The US Army could not survive for long in a Ukraine level drone war

For a long time, the US Army assumed the US Air Force would protect it from enemy aircraft. Which is why, in the 1990s, the Army shuttered many of its short-range air-defence, or SHORAD, units.

This process only accelerated during the counterinsurgency campaigns in Iraq and Afghanistan, where the Army was fighting an enemy with no aircraft.

By the time Russia invaded Ukraine in 2014, the Army was down to just 300 or so aging Avenger air-defence vehicles, each firing infrared-guided Stinger missiles out to a distance of three miles. This to protect a million troops, if you count active and reserve forces.

The Army didn’t anticipate that nine years into the Russia-Ukraine war, both sides would weaponise tiny, cheap first-person-view (FPV) drones – and fling them at each other at a rate of tens of thousands per month.

The 100,000 FPV drones the Ukrainians launch every month account for a significant proportion of the roughly 1,000 casualties the Russians suffer every 30 days. Now consider: the Russian army never divested its SHORAD forces the way the US Army did. It went to war in Ukraine with a thousand short-range air-defence vehicles and is still getting overwhelmed by FPV drones.

Imagine what would happen to the US Army on a battlefield buzzing with tiny drones. It should go without saying that the US Air Force isn’t going to send a $100-million F-35 stealth fighter to try, and probably fail, to shoot down a $500 FPV drone flying 10 feet above the ground directly over the front line.

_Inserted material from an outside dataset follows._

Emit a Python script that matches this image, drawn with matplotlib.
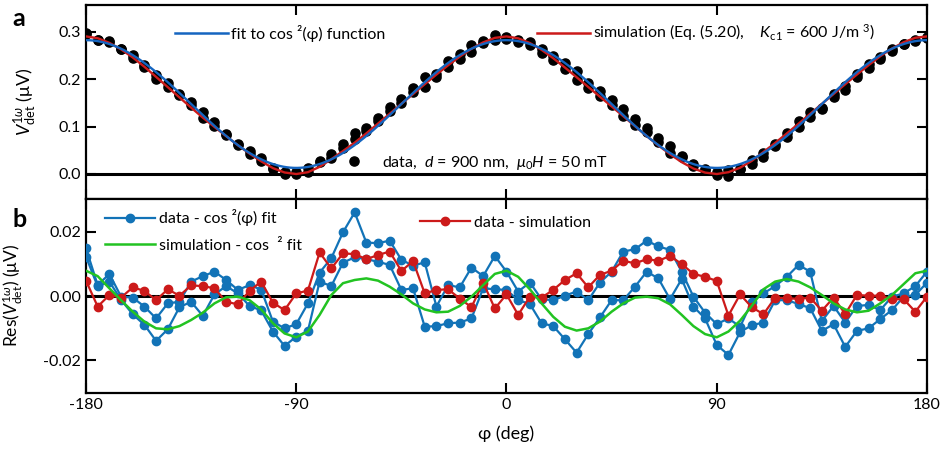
import numpy as np
import matplotlib
matplotlib.use("Agg")
import matplotlib.pyplot as plt
from matplotlib.lines import Line2D
from matplotlib import font_manager

# ---------------- data ----------------
phi = np.arange(-180, 181, 5)  # measurement angles (deg)

# cos^2 fit parameters
fit_offset = 0.0127
fit_amp = 0.270

# data - cos^2 fit, two sweeps (uV)
res_sweep1 = [0.0149, 0.0034, 0.0069, -0.0002, -0.0005, -0.0033, -0.0070, -0.0023, -0.0018, 0.0045,
              0.0062, 0.0076, 0.0050, 0.0019, 0.0034, 0.0020, -0.0080, -0.0101, -0.0088, -0.0023,
              0.0073, 0.0118, 0.0199, 0.0261, 0.0167, 0.0165, 0.0173, 0.0113, 0.0095, 0.0105,
              -0.0033, 0.0034, 0.0027, 0.0089, 0.0062, 0.0125, 0.0076, 0.0014, 0.0042, -0.0010,
              -0.0013, 0.0001, 0.0014, -0.0013, 0.0042, 0.0076, 0.0139, 0.0146, 0.0173, 0.0155,
              0.0144, 0.0076, -0.0002, -0.0052, -0.0088, -0.0070, -0.0096, -0.0018, 0.0008, 0.0031,
              0.0060, 0.0097, 0.0076, -0.0078, -0.0031, -0.0083, -0.0031, -0.0028, -0.0044, -0.0002,
              0.0008, 0.0031, 0.0076]
res_sweep2 = [0.0123, 0.0030, 0.0045, -0.0012, -0.0057, -0.0090, -0.0140, -0.0104, -0.0035, -0.0018,
              -0.0062, 0.0005, 0.0031, 0.0008, -0.0031, -0.0045, -0.0111, -0.0156, -0.0127, -0.0109,
              0.0045, 0.0031, 0.0104, 0.0121, 0.0115, 0.0107, 0.0097, 0.0019, 0.0024, -0.0096,
              -0.0094, -0.0085, -0.0083, -0.0070, 0.0024, 0.0021, 0.0019, -0.0013, -0.0025, -0.0085,
              -0.0094, -0.0135, -0.0177, -0.0119, -0.0067, -0.0013, -0.0013, 0.0029, 0.0076, 0.0055,
              -0.0010, 0.0053, -0.0033, -0.0070, -0.0153, -0.0184, -0.0113, -0.0091, -0.0083, -0.0013,
              -0.0013, -0.0025, -0.0038, -0.0109, -0.0088, -0.0159, -0.0109, -0.0101, -0.0072, -0.0044,
              -0.0002, 0.0003, 0.0042]
# data - simulation (uV)
res_sim = [0.0048, -0.0033, 0.0003, -0.0005, 0.0027, 0.0016, -0.0013, 0.0021, 0.0001, 0.0033,
           0.0031, 0.0024, -0.0018, -0.0026, 0.0016, 0.0045, -0.0021, -0.0044, 0.0008, 0.0017,
           0.0136, 0.0086, 0.0133, 0.0131, 0.0115, 0.0128, 0.0139, 0.0078, 0.0109, 0.0008,
           0.0019, 0.0021, -0.0008, -0.0035, 0.0042, -0.0039, 0.0005, -0.0059, -0.0002, -0.0005,
           0.0019, 0.0050, 0.0071, 0.0027, 0.0066, 0.0079, 0.0110, 0.0102, 0.0115, 0.0110,
           0.0125, 0.0100, 0.0069, 0.0060, 0.0047, -0.0061, 0.0005, -0.0035, -0.0057, -0.0005,
           -0.0007, -0.0009, -0.0005, -0.0046, -0.0005, -0.0056, 0.0003, 0.0001, 0.0001, -0.0010,
           -0.0010, -0.0049, -0.0002]
# simulation - cos^2 fit (uV)
sim_minus_fit = [0.0079, 0.0062, 0.0024, -0.0013, -0.0049, -0.0080, -0.0101, -0.0104, -0.0094, -0.0075,
                 -0.0052, -0.0023, -0.0004, -0.0002, -0.0013, -0.0042, -0.0085, -0.0117, -0.0129, -0.0111,
                 -0.0059, 0.0003, 0.0040, 0.0050, 0.0055, 0.0048, 0.0029, 0.0005, -0.0023, -0.0042,
                 -0.0051, -0.0049, -0.0031, -0.0002, 0.0034, 0.0069, 0.0079, 0.0060, 0.0021, -0.0023,
                 -0.0065, -0.0096, -0.0108, -0.0101, -0.0080, -0.0049, -0.0023, -0.0005, -0.0002, -0.0007,
                 -0.0026, -0.0059, -0.0094, -0.0119, -0.0129, -0.0111, -0.0077, -0.0031, 0.0021, 0.0045,
                 0.0053, 0.0045, 0.0027, 0.0003, -0.0023, -0.0042, -0.0051, -0.0046, -0.0023, 0.0003,
                 0.0037, 0.0071, 0.0079]

xticks = [-180, -90, 0, 90, 180]
yticks_a = [0.0, 0.1, 0.2, 0.3]
yticklabels_a = ["0.0", "0.1", "0.2", "0.3"]
yticks_b = [-0.02, 0.0, 0.02]
yticklabels_b = ["-0.02", "0.00", "0.02"]

# ---------------- derived curves ----------------
phi_fine = np.linspace(-180, 180, 721)
fit_fine = fit_offset + fit_amp * np.cos(np.radians(phi_fine)) ** 2
fit_at = fit_offset + fit_amp * np.cos(np.radians(phi)) ** 2
sim_curve = fit_at + np.array(sim_minus_fit)
data1 = fit_at + np.array(res_sweep1)
data2 = fit_at + np.array(res_sweep2)

# ---------------- style ----------------
names = {f.name for f in font_manager.fontManager.ttflist}
main_font = "Lato" if "Lato" in names else "DejaVu Sans"
plt.rcParams["font.family"] = [main_font, "DejaVu Sans"]
plt.rcParams["mathtext.fontset"] = "custom"
plt.rcParams["mathtext.rm"] = main_font
plt.rcParams["mathtext.it"] = main_font + ":italic"
plt.rcParams["mathtext.bf"] = main_font + ":bold"

BLUE_FIT = "#1565c0"
BLUE = "#1273b7"
RED = "#cc1a1a"
GREEN = "#22c322"
FS = 11.5

fig = plt.figure(figsize=(9.45, 4.61), dpi=100)
axa = fig.add_axes([86 / 945, 1 - 199 / 461, 841 / 945, 194 / 461])
axb = fig.add_axes([86 / 945, 1 - 393 / 461, 841 / 945, 194 / 461])

for ax in (axa, axb):
    ax.set_xlim(-180, 180)
    ax.set_xticks(xticks)
    ax.tick_params(direction="in", length=7, width=1.5, top=True, right=True,
                   labelsize=FS)
    for s in ax.spines.values():
        s.set_linewidth(1.6)
    ax.axhline(0, color="black", lw=2.2, zorder=1)

# panel a
axa.set_ylim(-0.053, 0.357)
axa.set_yticks(yticks_a)
axa.set_yticklabels(yticklabels_a)
axa.tick_params(labelbottom=False)
axa.plot(phi, data1, "o", color="black", ms=6.6, zorder=2)
axa.plot(phi, data2, "o", color="black", ms=6.6, zorder=2)
axa.plot(phi, sim_curve, color=RED, lw=1.7, zorder=3)
axa.plot(phi_fine, fit_fine, color=BLUE_FIT, lw=1.7, zorder=4)
axa.set_ylabel(r"$V^{1\omega}_{\rm det}$ (μV)", fontsize=13)
axa.yaxis.set_label_coords(-0.056, 0.5)

leg1 = axa.legend(handles=[Line2D([], [], color=BLUE_FIT, lw=1.8)],
                  labels=["fit to cos ²(φ) function"], loc="center left",
                  bbox_to_anchor=((175 - 86) / 841, (199 - 33) / 194), frameon=False,
                  fontsize=FS, handlelength=3.3, handletextpad=0.2, borderpad=0, borderaxespad=0)
axa.add_artist(leg1)
leg2 = axa.legend(handles=[Line2D([], [], color=RED, lw=1.8)],
                  labels=[r"simulation (Eq. (5.20),    $K_{\rm c1}$ = 600 J/m $^{3}$)"],
                  loc="center left",
                  bbox_to_anchor=((537 - 86) / 841, (199 - 33) / 194), frameon=False,
                  fontsize=FS, handlelength=3.3, handletextpad=0.2, borderpad=0, borderaxespad=0)
axa.add_artist(leg2)
axa.legend(handles=[Line2D([], [], ls="none", marker="o", color="black", ms=6.6)],
           labels=[r"data,  $d$ = 900 nm,  $\mu_0H$ = 50 mT"], loc="center left",
           bbox_to_anchor=((342 - 86) / 841, (199 - 163) / 194), frameon=False,
           fontsize=FS, handlelength=1.5, handletextpad=1.0, borderpad=0, borderaxespad=0)

# panel b
axb.set_ylim(-0.0303, 0.0303)
axb.set_yticks(yticks_b)
axb.set_yticklabels(yticklabels_b)
axb.set_xticklabels([str(t) for t in xticks])
axb.plot(phi, res_sweep1, "-o", color=BLUE, lw=1.6, ms=6, zorder=3)
axb.plot(phi, res_sweep2, "-o", color=BLUE, lw=1.6, ms=6, zorder=3)
axb.plot(phi, res_sim, "-o", color=RED, lw=1.6, ms=6, zorder=4)
axb.plot(phi, sim_minus_fit, color=GREEN, lw=1.8, zorder=5)
axb.set_ylabel(r"Res($V^{1\omega}_{\rm det}$) (μV)", fontsize=12.5)
axb.yaxis.set_label_coords(-0.072, 0.5)
axb.set_xlabel("φ (deg)", fontsize=13)
axb.xaxis.labelpad = 10

leg3 = axb.legend(handles=[Line2D([], [], color=BLUE, lw=1.6, marker="o", ms=6),
                           Line2D([], [], color=GREEN, lw=1.8)],
                  labels=["data - cos ²(φ) fit", "simulation - cos  ² fit"],
                  loc="center left", bbox_to_anchor=((105 - 86) / 841, (393 - 231) / 194),
                  frameon=False, fontsize=FS, handlelength=3.1, handletextpad=0.25,
                  labelspacing=0.75, borderpad=0, borderaxespad=0)
axb.add_artist(leg3)
axb.legend(handles=[Line2D([], [], color=RED, lw=1.6, marker="o", ms=6)],
           labels=["data - simulation"], loc="center left",
           bbox_to_anchor=((420 - 86) / 841, (393 - 223) / 194), frameon=False,
           fontsize=FS, handlelength=3.1, handletextpad=0.3, borderpad=0, borderaxespad=0)

fig.text(19 / 945, 1 - 19 / 461, "a", fontsize=18, fontweight="bold", ha="center", va="center")
fig.text(20 / 945, 1 - 219 / 461, "b", fontsize=18, fontweight="bold", ha="center", va="center")

fig.savefig("out.png", dpi=100)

The air-defence calculus has changed, and the US Army now finds itself all but defenceless against one of its most serious threats. Army leaders are beginning to internalize the scale of their air-defence problem. But are they doing it fast enough?

The Army is counting on two main programs to rebuild its short-range air-defences and give front-line troops a fighting chance against swarms of lethal drones. The first, the so-called M-SHORAD – that’s “m” for “manoeuvre” – adds a radar, a four-missile Stinger launcher and a 30-millimeter auto-cannon to an eight-wheel Stryker armored vehicle at a cost of $9 million per vehicle.

The Army is buying 162 of these vehicles, which isn’t even enough to replace the obsolete Avengers. The plan is to equip future versions of the M-SHORAD with a laser cannon and a new and improved missile. The Army will need hundreds of them, if not a thousand – and fast. But the Army doesn’t plan to pick a laser contractor until next year.

There’s another short-range air-defence system in development for US troops: a cargo truck fitted with an 18-round launcher for 10-mile Sidewinder infrared-guided missiles or radar-guided Hellfire missiles that range up to six miles.

These $15-million Indirect Fire Protection Capability trucks are too big and vulnerable to accompany tanks and infantry along the front line. The IFPC vehicles are supposed to hang back a few miles and back up the tougher M-SHORAD vehicles.

But how soon? The Army is still tinkering with the IFPC’s design. Testing is scheduled for 2026. The Army plans to buy more than 250 IFPCs through 2028. That’s too few, too slowly.

Worse: both the SHORAD-M and IFPC use missiles that cost much more than an FPV drone does and, because of their cost, are in short supply. A single Sidewinder costs half a million dollars. The Stinger isn’t even in production any more; its replacement is at least five years away.

Under current planning, the US Army’s growing SHORAD force – if it went to war in the coming years – might run out of ammunition after shooting down a few tens of thousands of drones: maybe a month’s worth. The air-defence problem isn’t just a vehicle problem. It’s an ammo problem, too.

If the Army can double or triple its investment in these new vehicles, shave a year or two off the current plans for fielding them and stockpile a lot more missiles, it might – in five years or so – be ready for the kind of drone threat the Russian and Ukrainian armies are facing right now.

But there’s a good chance the drone threat will be much, much worse in five years. The Army is already years behind the air-defence curve. How much farther will it fall behind? And how many American soldiers will die on some future battlefield because Army officials in 2024 didn’t fully appreciate how dangerous a $500 drone could be – and how many the enemy could launch?